Thirty-six years have passed since the last Jewish community left Afghanistan for the east Mediterranean, but ongoing efforts to preserve the sites of their historic presence shows that their local heritage remains immune to modern regional tensions.

 Until the mid-twentieth century, small but old Jewish communities resided in Kabul, Balkh and Herat provinces in the north. Tracing their origins back to the 18th century A.D., they also left less palpable cultural footprints in the south of the country in Ghazni, Kandahar and Zabul.

 As the Safavid dynasty came to an end in Persia during the 18th century at the hands of the Afghan ruler Mahmud Shah Hotaki, Jewish communities fleeing the resulting turmoil found refuge in Herat, said Ayamuddin Ajmal, an expert on Herat history. Herat subsequently became the Afghan province with largest population of Jews.

 “There are conflicts among Jews and Muslims across the world, but thirty years ago, Jews and Muslims were living side by side in peace and harmony,” Ajmal said. “They were doing business together.”

 Living mostly in the old city of Mohmandha, the Herati Jews resided in a cluster of dwellings locals still refer to as “Musaeeha,” named after the Hebrew prophet Moses. They had at least four synagogues in the city, as well as a public bath house that is still in use.

 Of the four synagogues, You Awe and Gul Kia were the most famous, said Zargham. The 150-year-old You Awe Synagogue is now preserved as a cultural heritage site, and was recently reconstructed with the help of Aga Khan Foundation. Of the smaller synagogues, one has been turned into a school. Two others now operate as mosques, which Islamic scholars say is acceptable because all artifacts alluding to Judaism have been removed from the sites. In addition to the four synagogues and the public bath, a Jewish shrine with Hebrew writings and stones stands intact in the south of the city.

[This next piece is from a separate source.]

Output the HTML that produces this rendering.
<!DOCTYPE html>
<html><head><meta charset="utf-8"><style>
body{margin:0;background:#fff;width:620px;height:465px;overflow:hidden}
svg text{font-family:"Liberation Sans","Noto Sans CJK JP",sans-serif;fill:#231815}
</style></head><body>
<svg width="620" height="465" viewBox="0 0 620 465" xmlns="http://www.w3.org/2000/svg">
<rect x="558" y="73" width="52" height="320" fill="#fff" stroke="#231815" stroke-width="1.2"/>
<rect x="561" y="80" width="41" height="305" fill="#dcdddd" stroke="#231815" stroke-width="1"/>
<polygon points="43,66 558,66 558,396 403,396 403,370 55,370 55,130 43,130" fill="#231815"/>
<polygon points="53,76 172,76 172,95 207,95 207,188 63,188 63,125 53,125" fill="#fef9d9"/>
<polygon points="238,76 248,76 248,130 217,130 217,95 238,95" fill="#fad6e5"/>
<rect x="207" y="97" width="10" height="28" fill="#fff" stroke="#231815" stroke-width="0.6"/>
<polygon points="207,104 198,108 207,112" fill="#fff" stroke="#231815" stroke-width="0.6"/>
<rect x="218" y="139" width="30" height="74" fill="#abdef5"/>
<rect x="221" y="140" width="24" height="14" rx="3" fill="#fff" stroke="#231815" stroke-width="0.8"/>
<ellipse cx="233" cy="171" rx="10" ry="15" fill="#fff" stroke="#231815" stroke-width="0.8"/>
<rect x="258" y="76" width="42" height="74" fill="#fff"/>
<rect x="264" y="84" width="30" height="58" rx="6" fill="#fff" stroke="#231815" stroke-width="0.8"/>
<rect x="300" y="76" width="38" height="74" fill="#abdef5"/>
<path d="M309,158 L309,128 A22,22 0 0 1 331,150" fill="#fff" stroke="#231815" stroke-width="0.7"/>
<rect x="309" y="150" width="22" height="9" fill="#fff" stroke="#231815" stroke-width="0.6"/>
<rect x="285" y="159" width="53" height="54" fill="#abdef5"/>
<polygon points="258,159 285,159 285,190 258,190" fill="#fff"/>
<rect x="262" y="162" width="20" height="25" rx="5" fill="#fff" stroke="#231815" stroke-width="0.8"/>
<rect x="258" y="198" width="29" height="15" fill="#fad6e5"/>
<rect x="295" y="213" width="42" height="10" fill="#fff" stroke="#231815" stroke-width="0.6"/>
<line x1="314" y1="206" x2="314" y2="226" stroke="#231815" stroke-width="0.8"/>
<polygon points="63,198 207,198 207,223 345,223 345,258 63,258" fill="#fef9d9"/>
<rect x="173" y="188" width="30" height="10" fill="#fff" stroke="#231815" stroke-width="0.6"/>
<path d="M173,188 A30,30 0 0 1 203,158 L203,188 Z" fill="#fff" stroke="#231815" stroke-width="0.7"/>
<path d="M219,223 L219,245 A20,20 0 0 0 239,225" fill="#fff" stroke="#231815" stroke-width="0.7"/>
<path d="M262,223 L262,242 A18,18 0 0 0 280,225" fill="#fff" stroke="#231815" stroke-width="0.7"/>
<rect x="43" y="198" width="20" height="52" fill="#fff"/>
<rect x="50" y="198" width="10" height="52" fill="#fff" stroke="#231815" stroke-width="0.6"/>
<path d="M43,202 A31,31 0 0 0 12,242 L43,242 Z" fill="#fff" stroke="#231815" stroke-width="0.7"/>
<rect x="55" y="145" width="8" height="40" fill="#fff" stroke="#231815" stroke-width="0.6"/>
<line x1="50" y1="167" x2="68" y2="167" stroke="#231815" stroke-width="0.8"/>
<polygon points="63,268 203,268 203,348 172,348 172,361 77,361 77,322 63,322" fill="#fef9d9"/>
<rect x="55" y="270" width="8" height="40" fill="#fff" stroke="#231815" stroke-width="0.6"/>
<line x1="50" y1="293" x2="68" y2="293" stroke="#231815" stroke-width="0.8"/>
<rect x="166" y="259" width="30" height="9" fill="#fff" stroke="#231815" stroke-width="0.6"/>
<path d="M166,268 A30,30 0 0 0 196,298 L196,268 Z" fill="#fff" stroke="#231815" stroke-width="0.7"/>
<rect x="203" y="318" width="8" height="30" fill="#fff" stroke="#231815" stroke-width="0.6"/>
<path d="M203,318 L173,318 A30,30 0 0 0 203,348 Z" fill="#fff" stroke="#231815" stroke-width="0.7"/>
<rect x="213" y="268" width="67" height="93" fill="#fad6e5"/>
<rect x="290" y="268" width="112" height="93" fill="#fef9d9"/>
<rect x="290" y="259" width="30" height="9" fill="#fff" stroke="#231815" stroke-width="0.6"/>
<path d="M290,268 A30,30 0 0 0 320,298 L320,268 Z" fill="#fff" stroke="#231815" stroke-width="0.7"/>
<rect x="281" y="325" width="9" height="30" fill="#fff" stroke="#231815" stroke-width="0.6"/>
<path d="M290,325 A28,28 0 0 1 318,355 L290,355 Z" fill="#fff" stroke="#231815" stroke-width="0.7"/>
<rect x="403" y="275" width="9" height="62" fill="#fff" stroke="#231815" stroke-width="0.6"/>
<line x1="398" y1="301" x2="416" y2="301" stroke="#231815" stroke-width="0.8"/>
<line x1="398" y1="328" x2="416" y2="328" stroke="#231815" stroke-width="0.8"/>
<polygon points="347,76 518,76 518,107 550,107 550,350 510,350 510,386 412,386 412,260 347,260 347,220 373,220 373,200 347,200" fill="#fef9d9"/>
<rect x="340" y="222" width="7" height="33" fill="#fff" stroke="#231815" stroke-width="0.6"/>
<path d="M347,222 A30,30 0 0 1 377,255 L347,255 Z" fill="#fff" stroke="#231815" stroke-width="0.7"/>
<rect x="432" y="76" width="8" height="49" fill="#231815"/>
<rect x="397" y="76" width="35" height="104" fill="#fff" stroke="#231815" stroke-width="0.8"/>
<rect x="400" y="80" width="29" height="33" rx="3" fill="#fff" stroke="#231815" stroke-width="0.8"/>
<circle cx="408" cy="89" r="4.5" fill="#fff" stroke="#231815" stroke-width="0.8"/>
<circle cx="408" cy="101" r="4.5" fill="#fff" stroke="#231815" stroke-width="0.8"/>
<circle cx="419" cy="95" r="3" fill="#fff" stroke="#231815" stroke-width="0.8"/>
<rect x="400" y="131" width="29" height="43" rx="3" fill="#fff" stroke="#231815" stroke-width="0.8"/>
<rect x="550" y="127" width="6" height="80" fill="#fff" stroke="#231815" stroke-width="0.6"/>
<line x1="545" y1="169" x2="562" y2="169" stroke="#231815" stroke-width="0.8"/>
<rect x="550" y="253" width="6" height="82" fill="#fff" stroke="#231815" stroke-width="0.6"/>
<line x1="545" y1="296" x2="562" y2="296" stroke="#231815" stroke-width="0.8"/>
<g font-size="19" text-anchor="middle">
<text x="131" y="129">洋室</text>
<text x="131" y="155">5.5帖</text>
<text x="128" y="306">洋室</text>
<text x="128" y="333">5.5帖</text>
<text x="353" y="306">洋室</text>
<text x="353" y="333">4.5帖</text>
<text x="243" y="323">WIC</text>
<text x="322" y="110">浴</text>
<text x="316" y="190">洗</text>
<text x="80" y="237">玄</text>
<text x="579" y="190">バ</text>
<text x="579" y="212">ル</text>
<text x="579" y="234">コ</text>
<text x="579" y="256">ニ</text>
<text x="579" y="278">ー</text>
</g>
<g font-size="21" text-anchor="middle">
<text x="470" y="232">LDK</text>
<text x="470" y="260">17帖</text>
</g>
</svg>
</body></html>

 The rise of communism in Afghanistan in the mid-twentieth century forced Afghanistan’s Jewish communities to immigrate. Many headed for Canada and newly created Israel. The rest followed in 1978, fearing pogroms at the hands of the new pro-Russian government. “After the Saur Revolution, the Jews sold their properties, but delegated their places of worship to the government of Afghanistan,” said Ajmal.

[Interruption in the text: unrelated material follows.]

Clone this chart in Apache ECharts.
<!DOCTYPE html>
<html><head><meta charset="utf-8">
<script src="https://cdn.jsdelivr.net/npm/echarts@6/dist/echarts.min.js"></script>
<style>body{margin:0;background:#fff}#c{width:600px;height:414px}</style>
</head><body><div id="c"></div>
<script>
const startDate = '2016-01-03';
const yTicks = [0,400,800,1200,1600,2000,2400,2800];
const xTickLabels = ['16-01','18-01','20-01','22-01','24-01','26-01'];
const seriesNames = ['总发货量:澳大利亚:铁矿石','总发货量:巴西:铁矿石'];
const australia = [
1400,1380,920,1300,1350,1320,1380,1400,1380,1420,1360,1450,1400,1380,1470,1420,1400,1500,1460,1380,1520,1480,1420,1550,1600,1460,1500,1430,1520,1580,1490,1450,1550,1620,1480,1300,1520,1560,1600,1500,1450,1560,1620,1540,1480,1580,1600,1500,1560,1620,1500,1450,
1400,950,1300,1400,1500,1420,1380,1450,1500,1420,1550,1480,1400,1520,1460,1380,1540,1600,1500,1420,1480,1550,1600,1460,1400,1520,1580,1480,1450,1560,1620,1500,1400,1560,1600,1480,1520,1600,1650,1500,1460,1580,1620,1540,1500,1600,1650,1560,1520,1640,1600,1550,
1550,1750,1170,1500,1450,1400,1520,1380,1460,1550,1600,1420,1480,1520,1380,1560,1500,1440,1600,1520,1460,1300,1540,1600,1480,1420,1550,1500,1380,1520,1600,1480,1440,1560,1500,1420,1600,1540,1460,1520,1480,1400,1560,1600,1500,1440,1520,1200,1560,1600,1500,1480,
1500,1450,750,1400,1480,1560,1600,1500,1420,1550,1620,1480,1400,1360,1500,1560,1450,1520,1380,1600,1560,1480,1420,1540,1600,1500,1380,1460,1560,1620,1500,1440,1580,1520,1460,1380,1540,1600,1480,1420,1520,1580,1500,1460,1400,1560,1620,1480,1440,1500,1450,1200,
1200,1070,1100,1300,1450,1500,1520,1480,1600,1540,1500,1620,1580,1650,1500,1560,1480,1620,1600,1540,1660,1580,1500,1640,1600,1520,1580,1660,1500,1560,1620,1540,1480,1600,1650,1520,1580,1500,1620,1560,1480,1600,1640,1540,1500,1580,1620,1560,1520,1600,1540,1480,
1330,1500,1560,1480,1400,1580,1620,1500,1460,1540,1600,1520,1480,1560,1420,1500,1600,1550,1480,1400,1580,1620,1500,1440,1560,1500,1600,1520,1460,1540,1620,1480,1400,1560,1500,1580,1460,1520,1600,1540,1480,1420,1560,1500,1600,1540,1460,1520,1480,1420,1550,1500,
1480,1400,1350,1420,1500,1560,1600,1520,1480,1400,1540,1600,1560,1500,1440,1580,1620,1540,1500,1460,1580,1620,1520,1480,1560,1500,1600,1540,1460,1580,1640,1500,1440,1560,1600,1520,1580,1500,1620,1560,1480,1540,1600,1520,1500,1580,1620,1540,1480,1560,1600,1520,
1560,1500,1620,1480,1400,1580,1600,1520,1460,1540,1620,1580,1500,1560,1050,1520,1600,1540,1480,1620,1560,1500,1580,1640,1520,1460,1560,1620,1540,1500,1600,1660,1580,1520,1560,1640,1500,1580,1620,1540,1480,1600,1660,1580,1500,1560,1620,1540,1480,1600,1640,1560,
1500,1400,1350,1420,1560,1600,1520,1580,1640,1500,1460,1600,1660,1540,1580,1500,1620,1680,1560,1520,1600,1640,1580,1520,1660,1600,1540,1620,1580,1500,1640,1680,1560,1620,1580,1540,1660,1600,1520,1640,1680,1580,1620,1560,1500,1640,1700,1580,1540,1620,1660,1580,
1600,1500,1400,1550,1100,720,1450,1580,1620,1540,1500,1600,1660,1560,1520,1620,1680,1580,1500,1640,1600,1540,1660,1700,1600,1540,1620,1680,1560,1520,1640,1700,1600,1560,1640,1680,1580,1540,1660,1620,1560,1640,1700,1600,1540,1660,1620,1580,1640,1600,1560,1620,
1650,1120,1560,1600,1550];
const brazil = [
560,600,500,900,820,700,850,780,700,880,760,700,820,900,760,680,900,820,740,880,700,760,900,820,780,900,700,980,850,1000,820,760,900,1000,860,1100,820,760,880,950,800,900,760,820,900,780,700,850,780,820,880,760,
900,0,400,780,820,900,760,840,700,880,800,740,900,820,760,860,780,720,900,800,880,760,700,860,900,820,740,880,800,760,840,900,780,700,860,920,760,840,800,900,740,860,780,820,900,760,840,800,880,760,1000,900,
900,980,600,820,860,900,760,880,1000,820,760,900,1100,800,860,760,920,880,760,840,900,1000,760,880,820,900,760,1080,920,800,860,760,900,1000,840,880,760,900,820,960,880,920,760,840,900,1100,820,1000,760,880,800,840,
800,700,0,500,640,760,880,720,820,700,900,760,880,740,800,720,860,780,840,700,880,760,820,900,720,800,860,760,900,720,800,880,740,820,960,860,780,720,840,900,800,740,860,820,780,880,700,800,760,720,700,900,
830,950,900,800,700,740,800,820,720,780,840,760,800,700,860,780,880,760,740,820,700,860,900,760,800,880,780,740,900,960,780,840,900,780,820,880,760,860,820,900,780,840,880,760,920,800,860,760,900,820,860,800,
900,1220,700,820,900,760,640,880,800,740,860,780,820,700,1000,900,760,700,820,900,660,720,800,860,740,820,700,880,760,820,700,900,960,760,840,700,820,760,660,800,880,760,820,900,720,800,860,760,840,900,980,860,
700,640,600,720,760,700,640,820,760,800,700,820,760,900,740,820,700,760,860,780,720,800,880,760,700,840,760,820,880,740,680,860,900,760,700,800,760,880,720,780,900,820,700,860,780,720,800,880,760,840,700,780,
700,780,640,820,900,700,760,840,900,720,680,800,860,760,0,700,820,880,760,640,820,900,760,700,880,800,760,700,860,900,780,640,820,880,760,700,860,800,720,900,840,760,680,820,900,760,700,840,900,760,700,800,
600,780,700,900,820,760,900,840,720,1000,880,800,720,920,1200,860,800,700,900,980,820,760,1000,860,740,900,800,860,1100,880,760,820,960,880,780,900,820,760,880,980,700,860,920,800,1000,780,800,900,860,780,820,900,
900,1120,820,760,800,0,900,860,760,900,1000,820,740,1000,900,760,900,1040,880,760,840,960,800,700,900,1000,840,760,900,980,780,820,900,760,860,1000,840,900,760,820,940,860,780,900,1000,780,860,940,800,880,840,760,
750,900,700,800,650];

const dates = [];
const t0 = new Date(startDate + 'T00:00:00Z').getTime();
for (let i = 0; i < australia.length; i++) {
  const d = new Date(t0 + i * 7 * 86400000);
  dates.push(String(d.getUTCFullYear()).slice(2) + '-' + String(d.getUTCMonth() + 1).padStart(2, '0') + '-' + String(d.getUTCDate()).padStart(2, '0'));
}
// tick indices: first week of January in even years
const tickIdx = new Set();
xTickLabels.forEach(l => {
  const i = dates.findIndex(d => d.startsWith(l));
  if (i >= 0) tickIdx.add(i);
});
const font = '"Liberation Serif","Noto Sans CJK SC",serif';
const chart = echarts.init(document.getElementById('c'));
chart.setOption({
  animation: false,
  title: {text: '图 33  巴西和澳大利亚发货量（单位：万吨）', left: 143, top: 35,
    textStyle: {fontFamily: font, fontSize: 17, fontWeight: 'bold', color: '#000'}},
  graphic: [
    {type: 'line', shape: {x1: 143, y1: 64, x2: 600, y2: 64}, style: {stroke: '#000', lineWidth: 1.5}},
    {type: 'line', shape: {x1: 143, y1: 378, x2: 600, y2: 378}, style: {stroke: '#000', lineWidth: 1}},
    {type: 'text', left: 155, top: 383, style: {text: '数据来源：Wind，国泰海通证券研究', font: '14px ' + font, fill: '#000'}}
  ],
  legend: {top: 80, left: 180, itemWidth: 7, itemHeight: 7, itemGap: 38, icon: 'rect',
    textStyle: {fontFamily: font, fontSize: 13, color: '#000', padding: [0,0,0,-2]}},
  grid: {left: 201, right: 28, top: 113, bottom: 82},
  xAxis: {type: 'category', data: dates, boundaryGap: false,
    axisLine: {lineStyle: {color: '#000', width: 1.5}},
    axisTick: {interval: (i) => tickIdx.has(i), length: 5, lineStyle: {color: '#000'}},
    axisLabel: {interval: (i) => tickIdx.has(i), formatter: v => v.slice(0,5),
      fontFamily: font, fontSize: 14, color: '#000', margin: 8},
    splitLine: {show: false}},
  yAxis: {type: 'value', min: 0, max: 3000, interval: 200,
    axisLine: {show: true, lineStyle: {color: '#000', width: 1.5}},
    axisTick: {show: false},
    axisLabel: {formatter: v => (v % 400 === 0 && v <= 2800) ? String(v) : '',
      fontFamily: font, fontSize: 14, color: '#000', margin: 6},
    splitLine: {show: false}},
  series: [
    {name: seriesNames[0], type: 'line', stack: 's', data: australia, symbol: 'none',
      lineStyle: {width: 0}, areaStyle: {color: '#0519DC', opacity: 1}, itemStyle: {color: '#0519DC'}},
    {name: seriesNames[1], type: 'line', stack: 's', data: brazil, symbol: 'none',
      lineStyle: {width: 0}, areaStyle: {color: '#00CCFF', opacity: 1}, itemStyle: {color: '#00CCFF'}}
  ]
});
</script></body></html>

 The last known surviving Afghan Jew now lives in Kabul, while others come to visit from abroad, according to Jaweed Zargham, acting director of Herat’s  Provincial Department of Culture. “Last year, a Herati Jew came from Israel to visit a synagogue here. He said that he was very young when his family moved.”

 After visiting the sites of Herat’s old synagogues, the lone visitor also provided the provincial cultural department with previously unknown facts about other Jewish sites in Herat. “Historical sites Jews left behind in Herat province tell many stories about the lives of Herati Jews,” said Nik Muhammad Mostamand Ghoori, acting director of Hera province’s Cultural Heritage department. While the exteriors of old Jewish houses are indistinguishable from other traditional Herati architecture, the interiors “tell the story of Jewish culture here,” Ghoori added.

 For example, the two synagogues in old city of Herat house pools called “makwahs,” where Jews conducted ablutions.  All synagogues in Herat have two floors, according Ghoori. On the highest floor stands the rabbi’s pulpit, facing the direction of Jerusalem. In the middle of the synagogues stands a large bed where Jewish marriage ceremonies were performed.

 The You Awe Synagogue now functions as a cultural center, and gives courses in Qu’ran reading, tailoring and literacy. Along the hallway and on the walls, one can see small cubbyholes where worshippers placed their shoes before prayers. A spacious yard lined with a wall with Hebrew inscriptions flanks the building. Inside, a prominent one-meter high cement bed dominates the center of the room.


 Childhood memories

Saleema Mohammadi, the You Awe synagogue’s resident cultural liaison, leads visitors through two dark underground tunnels to reach an old, rectangular ablution pool. Until recently, a fountain had been present to fill the 10-meter-deep pool, but had since been removed to keep the pool walls dry and keep them from collapsing.

 Although the Herati Jews are long gone, their neighbors still remember them. Inside the old Mosaeeha Quarter, apothecary Hafeezullah recalls spending his childhood playing alongside Jewish children, some 70 years ago. “These synagogues are a reminder of my childhood,” he said. “I am happy to still see remnants of Jewish heritage around here.”

 At a nearby graveyard where generations of Jews are buried, a delegated family of Afghan caretakers continues to maintain the site despite many difficulties. Sabria, 70, who lives on the site much in the same way as her father and grandfather before her, says the cemetery stretches approximately 10 acres. The site is still privately owned by Arif Mosaee, a Herati Jewish émigré whose family is buried here.

 “Back then, Mosaee delegated the responsibility for this site to my grandfather,” Sabria said. “We still take care of it.” She added that many of the graves here have collapsed, but some are still intact.

 Under the Taliban regime, authorities physically assaulted Sabria and her family several times to force them off the site, but they refused to leave. “We will take care of this shrine as long as at least one member of our family is alive,” Sabria said.